What Chess can teach you about life / other fields

  • If you play blitz, you may become more comfortable with the idea of making decisions under time pressure.

  • Blitz may lead you to feel less bad about making mistakes. Both you and your opponent make lots of mistakes in a scramble to try to make decisions quickly. It's exactly what Felix Dennis said: having the habit of making decisions quickly can lead to greater success than 'endless vacillation', even if it leads you to make some poor decisions.

  • You may learn to not focus solely on what others are prodding you about, but to also think about what other courses of action you could take that are totally unrelated to what these people are prodding you about. In other words, you may learn to not think in an overly reactive way, but to think both reactively and proactively at the same time.

    • Real life example: When you sit down at a dinner table with random people, the conversation tends to ramble all over the place, and most people are happy to just blab about whatever topic the group ends up on. Contrast that with the approach of thinking, "Are these people talking about something I'm interested in learning about? Should I direct the conversation onto another topic? Should I disengage from the conversation altogether?"

  • Beyond just getting comfortable with the idea of making decisions under time pressure, you gain a gut-level appreciation for the importance of making decisions quickly and allocating the proper amount of time to a decision based on its importance.

  • I found that after playing a few blitz games I was in a psychological mode of "do stuff quickly!" and was able to get other work done more quickly. It was almost like a kind of meditation.

  • It forces you to get comfortable accepting that you made a mistake.

  • Don't get cocky. Don't assume you're more insightful than others.

    • Later: Hmm...but Thiel definitely seems to have those habits, and they seem to have worked out well for him.

  • If you work hard you can make good progress.

  • Many activities in life can be broken into a "positioning" phase and an "execution" phase. Oftentimes people neglect the positioning phase.

  • "In all negotiations of difficulty, a man may not look to sow and reap at once; but must prepare business, and so ripen it by degrees." - Francis Bacon talking about negotiations, but it's also a huge lesson in chess.

  • The importance of pattern recognition.

  • The importance of deliberate practice.

  • If chess has several basic tactical patterns (the skewer, fork, pin, etc.), and the goal of new players should be to recognize when those situations are available, what would be the analog of that in the entrepreneurship / business world? And would other chess heuristics (eg castle early, control the center) be considered the same as the tactical patterns when searching for business analogies? Or would those heuristics map to a different set of behaviors in business / entrepreneurship?

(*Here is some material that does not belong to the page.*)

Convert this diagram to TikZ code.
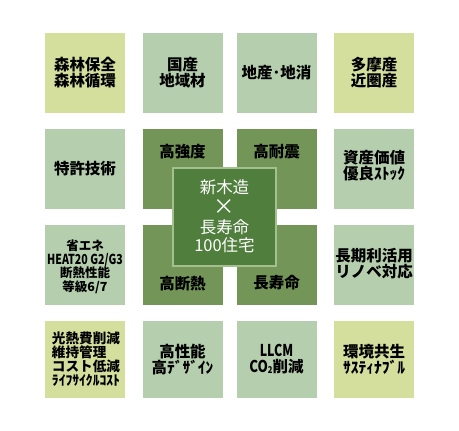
\documentclass[tikz,border=0pt]{standalone}
\usepackage{fontspec}
\usepackage{graphicx}
\newfontfamily\jp{Noto Sans CJK JP}
\definecolor{ygreen}{HTML}{D4DF9E}
\definecolor{lgreen}{HTML}{B5CFAE}
\definecolor{mgreen}{HTML}{739557}
\definecolor{dgreen}{HTML}{4F7E3D}
\definecolor{cborder}{HTML}{A3C08E}
\tikzset{
  tile/.style={inner sep=0pt, minimum width=80pt, minimum height=80pt, draw=none},
  ytile/.style={tile, fill=ygreen},
  ltile/.style={tile, fill=lgreen},
  mtile/.style={tile, fill=mgreen},
  ctile/.style={inner sep=0pt, minimum width=103pt, minimum height=98pt, fill=dgreen, draw=cborder, line width=1.2pt},
  lbl/.style={font=\jp\bfseries\fontsize{15.5}{16}\selectfont, align=center, inner sep=0pt, text=black},
  lbll/.style={lbl, align=left},
  sml/.style={font=\jp\bfseries\fontsize{12.5}{13.5}\selectfont, align=center, inner sep=0pt, text=black},
  smll/.style={font=\jp\bfseries\fontsize{13.6}{14}\selectfont, align=left, inner sep=0pt, text=black},
  ctext/.style={font=\jp\fontsize{16.5}{17}\selectfont, align=center, inner sep=0pt, text=white}
}
\begin{document}
\begin{tikzpicture}[x=1pt,y=-1pt]
\useasboundingbox[fill=white] (0,0) rectangle (459,431);
% row 1
\node[ytile] (a1) at (85,73) {};
\node[ltile] (a2) at (182.5,73) {};
\node[ltile] (a3) at (276.5,73) {};
\node[ytile] (a4) at (374,73) {};
% row 2
\node[ltile] (b1) at (85,169) {};
\node[mtile] (b2) at (182.5,169) {};
\node[mtile] (b3) at (276.5,169) {};
\node[ltile] (b4) at (374,169) {};
% row 3
\node[ltile] (c1) at (85,265) {};
\node[mtile] (c2) at (182.5,265) {};
\node[mtile] (c3) at (276.5,265) {};
\node[ltile] (c4) at (374,265) {};
% row 4
\node[ytile, minimum height=77pt] (d1) at (85,359.5) {};
\node[ltile, minimum height=77pt] (d2) at (182.5,359.5) {};
\node[ltile, minimum height=77pt] (d3) at (276.5,359.5) {};
\node[ytile, minimum height=77pt] (d4) at (374,359.5) {};
% centre
\node[ctile] (cc) at (224.5,217) {};
% labels
\node[lbl] (ta1) at (a1.center) {森林保全\\森林循環};
\node[lbl] (ta2) at (a2.center) {国産\\地域材};
\node[lbl] (ta3) at (a3.center) {地産･地消};
\node[lbl] (ta4) at (a4.center) {多摩産\\近圏産};
\node[lbl] (tb1) at (b1.center) {特許技術};
\node[lbl] (tb2) at ([yshift=-23pt]b2.north) {高強度};
\node[lbl] (tb3) at ([yshift=-23pt]b3.north) {高耐震};
\node[lbll] (tb4) at ([yshift=3pt]b4.center) {資産価値\\優良ｽﾄｯｸ};
\node[sml] (tc1) at ([yshift=-2pt]c1.center) {省エネ\\\scalebox{0.85}[1.1]{HEAT20 G2/G3}\\断熱性能\\等級6/7};
\node[lbl] (tc2) at ([yshift=22pt]c2.south) {高断熱};
\node[lbl] (tc3) at ([yshift=23pt]c3.south) {長寿命};
\node[lbl] (tc4) at ([yshift=1pt]c4.center) {長期利活用\\リノベ対応};
\node[smll] (td1) at ([xshift=1pt]d1.center) {光熱費削減\\維持管理\\コスト低減\\ﾗｲﾌｻｲｸﾙｺｽﾄ};
\node[lbl] (td2) at (d2.center) {高性能\\高ﾃﾞｻﾞｲﾝ};
\node[lbl] (td3) at (d3.center) {\scalebox{0.8}[1.05]{LLCM}\\\scalebox{0.85}[1.05]{CO{\fontsize{9}{9}\selectfont\raisebox{-1pt}{2}}}削減};
\node[lbl] (td4) at (d4.center) {環境共生\\ｻｽﾃｨﾅﾌﾞﾙ};
% centre text, one node per line
\node[ctext] (tcc1) at ([yshift=30pt]cc.center) {新木造};
\node[ctext] (tcc2) at ([yshift=10pt]cc.center) {\scalebox{1.3}{×}};
\node[ctext] (tcc3) at ([yshift=-10.5pt]cc.center) {長寿命};
\node[ctext] (tcc4) at ([yshift=-28pt]cc.center) {100住宅};
\end{tikzpicture}
\end{document}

    • Hmm...maybe an analogous ability in business / entrepreneurship would be recognizing that you have a promising opportunity in front of you, and knowing how to capitalize on it.

      • Example: You see the CEO of Apple at a local Starbucks, and you know how to walk up and pitch him in such a way that he wants to remain in touch with you.

  • If you can force your opponent to spend their time responding to things, you may be able to prevent them from getting other things done. (eg in chess the fork and skewer force the opponent to respond to a threat, preventing them from being able to defend the other piece)

  • Try to maximize your future options and you'll find "lucky" opportunities popping into your lap. In chess that means putting your pieces in positions where they attack as many squares as possible. In r/l that might mean saving money that you could later invest in things, or getting to know people who have bright futures, or promoting yourself

  • You learn to deal with the stress of a 1-on-1, zero-sum (life-or-death) situation. I've always had a lot of trouble dealing with these situations (eg I always found 1v1 Starcraft/Warcraft extremely stressful and never played it as a result)

  • You learn to get comfortable with the idea of paying attention to the big picture instead of getting stressed out about individual losses. When I first started to play chess I would try very hard to avoid ever losing a piece; I wanted to win without losing any pieces, or losing as few pieces as possible. Now I'm comfortable with the idea that I may lose almost all of my pieces on my way to victory.

  • Look for actions you can take that accomplish multiple goals simultaneously, or creates lots of opportunities / increases your options.

    • Examples

      • When Elon Musk is doing a media appearance for Tesla to advertise the product, that is also giving him additional credibility that he can use to advance SpaceX, and it's serving as advertising to potential employees for both those companies.

      • If you become well-known or move to the Valley and schmooze with people, you're increasing the number of options that you may have open to you in the future. You'll have more potential cofounders, etc.

How Chess is different from real life / other fields

  • Getting good at chess requires very specific pattern-recognition. Just because someone is good at recognizing the patterns in chess doesn't make them good at spotting the important patterns in other fields.

  • There exists an enormous body of history for chess players to learn from. Other fields may have a much-more-limited history of the steps taken by previous "players" (eg business biographies).

  • Deliberate practice is much easier in chess. It's easier to get immediate feedback.

Journal

  • 2017.01.31 - Played one game: https://www.chess.com/live/game/1929267101

    • I was down, then up substantially, then blew it as I kept getting forked by the opponent's queen. I reviewed the computer analysis and saw that I missed a few mate-in-3s. It looks like my major mistakes were 1) not putting the king in check when I had the opportunity, and 2) not bringing up more force to corner the king when I had the opportunity. If I had spent more time looking for those kinds of opportunities, I think I likely would have won.

    • One thing I made a point to do was to manage my time. I was taking small steps with my queen-side pawns to put the time-pressure back on the other guy, and he made some blunders as a result. So that seemed to work, at least in this game.

  • 2018.04.11

    • https://www.chess.com/live/game/2738986315 - Just played a game where I swapped queens with my opponent at the very beginning, but it resulted in him having to move his king, so he didn't get to castle. I think it messed with his thinking because I ended up with a lot of material.